◆ Given problem: Give every line back verbatim, dropping all images.

::::

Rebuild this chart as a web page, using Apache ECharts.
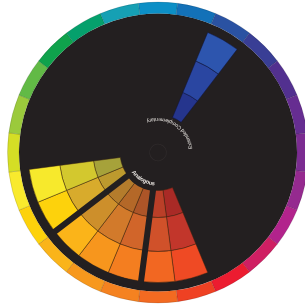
<!DOCTYPE html>
<html><head><meta charset="utf-8">
<script src="https://cdn.jsdelivr.net/npm/echarts@6/dist/echarts.min.js"></script>
<style>html,body{margin:0;padding:0;background:#fff;}#c{width:305px;height:307px;}</style>
</head><body><div id="c"></div>
<script>
// 24 hue steps, clockwise from 12 o'clock (15 degrees each)
const hues = ['Cyan Blue','Azure','Blue','Indigo','Blue Violet','Violet','Purple','Red Violet','Magenta','Crimson','Red','Red Orange',
              'Orange Red','Orange','Deep Amber','Amber','Gold','Yellow','Yellow Green','Chartreuse','Green','Emerald','Teal','Cyan'];
const hueSteps = [1,1,1,1,1,1,1,1,1,1,1,1,1,1,1,1,1,1,1,1,1,1,1,1];
const ringColors = ['#0c8fc6','#1371b8','#2a52a2','#393e95','#52308f','#662d91','#7b2c91','#952a8f','#b2238c','#cf1f63','#ec1c30','#ef4123',
                    '#f36a21','#f58220','#f7981d','#fab41a','#fdd20b','#f9ea2d','#d5de25','#9bca3c','#62ba46','#0fa24c','#05a06c','#16a0b4'];
// Scheme cells (shade / tone / pure), null = not part of scheme
const shadeColors = [null,null,'#25358d',null,null,null,null,null,null,null,null,'#a92a26',
                     '#ba3f28','#ad5528','#b46828','#b47c2c','#bd9a2e','#a6a23a',null,null,null,null,null,null];
const toneColors  = [null,null,'#2a46a1',null,null,null,null,null,null,null,null,'#c2362b',
                     '#d0512a','#d1652a','#d27a2b','#cd8f2b','#d8ab2c','#d3c82e',null,null,null,null,null,null];
const pureColors  = [null,null,'#2d55ae',null,null,null,null,null,null,null,null,'#ef4a24',
                     '#f26722','#f47e20','#f7961d','#fbb419','#fdd20c','#f7e92c',null,null,null,null,null,null];
// groups of the analogous scheme: [before, red, orange, yellow, after]
const groupSpans = [11, 2, 3, 2, 6];
const groupSeparated = [false, false, true, false, false];
const labels = ['Extended Complementary', 'Analogous'];

const CX = 158, CY = 152.5, BG = '#231f20';
const chart = echarts.init(document.getElementById('c'), null, {renderer:'canvas'});

function base(r0, r1, data, extra) {
  return Object.assign({type:'pie', center:[CX,CY], radius:[r0,r1], startAngle:97.5, clockwise:true,
    silent:true, animation:false, label:{show:false}, labelLine:{show:false}, emphasis:{disabled:true},
    avoidLabelOverlap:false, data:data}, extra||{});
}
function cellRing(r0, r1, colors, line) {
  return base(r0, r1, hues.map((h,i)=>({name:h, value:hueSteps[i], itemStyle:{
    color: colors[i] || 'rgba(0,0,0,0)',
    borderColor: colors[i] ? (i===2 ? 'rgba(15,20,60,0.6)' : line) : 'rgba(0,0,0,0)',
    borderWidth: colors[i] ? 0.8 : 0}})));
}

const series = [
  base(0, 139, [{name:'bg', value:1, itemStyle:{color:BG}}]),
  base(139, 150.5, hues.map((h,i)=>({name:h, value:hueSteps[i], itemStyle:{color:ringColors[i], borderColor:'rgba(0,0,0,0.18)', borderWidth:0.7}}))),
  cellRing(38, 65, shadeColors, 'rgba(60,35,15,0.6)'),
  cellRing(65, 99, toneColors, 'rgba(60,35,15,0.6)'),
  cellRing(99, 130, pureColors, 'rgba(60,35,15,0.6)'),
  base(36, 133, groupSpans.map((v,i)=>({name:'g'+i, value:v, itemStyle:{color:'rgba(0,0,0,0)',
    borderColor: groupSeparated[i] ? BG : 'rgba(0,0,0,0)', borderWidth: groupSeparated[i] ? 6 : 0}}))),
  base(8, 8.8, [{name:'hub', value:1, itemStyle:{color:'#2f2a2b'}}])
];

// curved text, read counter-clockwise, letter tops toward centre
const meas = document.createElement('canvas').getContext('2d');
function arcText(str, r, startDeg, endDeg, size, weight) {
  const font = (weight||'normal') + ' ' + size + 'px "Liberation Sans", Arial, sans-serif';
  meas.font = font;
  const ws = Array.from(str).map(ch => meas.measureText(ch).width);
  const total = ws.reduce((a,b)=>a+b,0);
  const span = startDeg - endDeg;
  const els = []; let s = 0;
  Array.from(str).forEach((ch,i)=>{
    const mid = s + ws[i]/2; s += ws[i];
    const th = startDeg - span * mid/total;
    const rad = th*Math.PI/180;
    els.push({type:'text', x: CX + r*Math.sin(rad), y: CY - r*Math.cos(rad), rotation:(180-th)*Math.PI/180, z:100, silent:true,
      style:{text:ch, fill:'#e6e2de', font:font, align:'center', verticalAlign:'middle'}});
  });
  return els;
}
const graphics = [].concat(
  arcText(labels[0], 33, 84, -20, 5.2),
  arcText(labels[1], 31.5, 233, 186, 5.6, 'bold')
);

chart.setOption({backgroundColor:'#ffffff', animation:false, series:series, graphic:{elements:graphics}});
</script></body></html>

::::

◆ Result of the task:
Rebuild this chart as a web page, using Apache ECharts.
<!DOCTYPE html>
<html><head><meta charset="utf-8">
<script src="https://cdn.jsdelivr.net/npm/echarts@6/dist/echarts.min.js"></script>
<style>html,body{margin:0;padding:0;background:#fff;}#c{width:305px;height:307px;}</style>
</head><body><div id="c"></div>
<script>
// 24 hue steps, clockwise from 12 o'clock (15 degrees each)
const hues = ['Cyan Blue','Azure','Blue','Indigo','Blue Violet','Violet','Purple','Red Violet','Magenta','Crimson','Red','Red Orange',
              'Orange Red','Orange','Deep Amber','Amber','Gold','Yellow','Yellow Green','Chartreuse','Green','Emerald','Teal','Cyan'];
const hueSteps = [1,1,1,1,1,1,1,1,1,1,1,1,1,1,1,1,1,1,1,1,1,1,1,1];
const ringColors = ['#0c8fc6','#1371b8','#2a52a2','#393e95','#52308f','#662d91','#7b2c91','#952a8f','#b2238c','#cf1f63','#ec1c30','#ef4123',
                    '#f36a21','#f58220','#f7981d','#fab41a','#fdd20b','#f9ea2d','#d5de25','#9bca3c','#62ba46','#0fa24c','#05a06c','#16a0b4'];
// Scheme cells (shade / tone / pure), null = not part of scheme
const shadeColors = [null,null,'#25358d',null,null,null,null,null,null,null,null,'#a92a26',
                     '#ba3f28','#ad5528','#b46828','#b47c2c','#bd9a2e','#a6a23a',null,null,null,null,null,null];
const toneColors  = [null,null,'#2a46a1',null,null,null,null,null,null,null,null,'#c2362b',
                     '#d0512a','#d1652a','#d27a2b','#cd8f2b','#d8ab2c','#d3c82e',null,null,null,null,null,null];
const pureColors  = [null,null,'#2d55ae',null,null,null,null,null,null,null,null,'#ef4a24',
                     '#f26722','#f47e20','#f7961d','#fbb419','#fdd20c','#f7e92c',null,null,null,null,null,null];
// groups of the analogous scheme: [before, red, orange, yellow, after]
const groupSpans = [11, 2, 3, 2, 6];
const groupSeparated = [false, false, true, false, false];
const labels = ['Extended Complementary', 'Analogous'];

const CX = 158, CY = 152.5, BG = '#231f20';
const chart = echarts.init(document.getElementById('c'), null, {renderer:'canvas'});

function base(r0, r1, data, extra) {
  return Object.assign({type:'pie', center:[CX,CY], radius:[r0,r1], startAngle:97.5, clockwise:true,
    silent:true, animation:false, label:{show:false}, labelLine:{show:false}, emphasis:{disabled:true},
    avoidLabelOverlap:false, data:data}, extra||{});
}
function cellRing(r0, r1, colors, line) {
  return base(r0, r1, hues.map((h,i)=>({name:h, value:hueSteps[i], itemStyle:{
    color: colors[i] || 'rgba(0,0,0,0)',
    borderColor: colors[i] ? (i===2 ? 'rgba(15,20,60,0.6)' : line) : 'rgba(0,0,0,0)',
    borderWidth: colors[i] ? 0.8 : 0}})));
}

const series = [
  base(0, 139, [{name:'bg', value:1, itemStyle:{color:BG}}]),
  base(139, 150.5, hues.map((h,i)=>({name:h, value:hueSteps[i], itemStyle:{color:ringColors[i], borderColor:'rgba(0,0,0,0.18)', borderWidth:0.7}}))),
  cellRing(38, 65, shadeColors, 'rgba(60,35,15,0.6)'),
  cellRing(65, 99, toneColors, 'rgba(60,35,15,0.6)'),
  cellRing(99, 130, pureColors, 'rgba(60,35,15,0.6)'),
  base(36, 133, groupSpans.map((v,i)=>({name:'g'+i, value:v, itemStyle:{color:'rgba(0,0,0,0)',
    borderColor: groupSeparated[i] ? BG : 'rgba(0,0,0,0)', borderWidth: groupSeparated[i] ? 6 : 0}}))),
  base(8, 8.8, [{name:'hub', value:1, itemStyle:{color:'#2f2a2b'}}])
];

// curved text, read counter-clockwise, letter tops toward centre
const meas = document.createElement('canvas').getContext('2d');
function arcText(str, r, startDeg, endDeg, size, weight) {
  const font = (weight||'normal') + ' ' + size + 'px "Liberation Sans", Arial, sans-serif';
  meas.font = font;
  const ws = Array.from(str).map(ch => meas.measureText(ch).width);
  const total = ws.reduce((a,b)=>a+b,0);
  const span = startDeg - endDeg;
  const els = []; let s = 0;
  Array.from(str).forEach((ch,i)=>{
    const mid = s + ws[i]/2; s += ws[i];
    const th = startDeg - span * mid/total;
    const rad = th*Math.PI/180;
    els.push({type:'text', x: CX + r*Math.sin(rad), y: CY - r*Math.cos(rad), rotation:(180-th)*Math.PI/180, z:100, silent:true,
      style:{text:ch, fill:'#e6e2de', font:font, align:'center', verticalAlign:'middle'}});
  });
  return els;
}
const graphics = [].concat(
  arcText(labels[0], 33, 84, -20, 5.2),
  arcText(labels[1], 31.5, 233, 186, 5.6, 'bold')
);

chart.setOption({backgroundColor:'#ffffff', animation:false, series:series, graphic:{elements:graphics}});
</script></body></html>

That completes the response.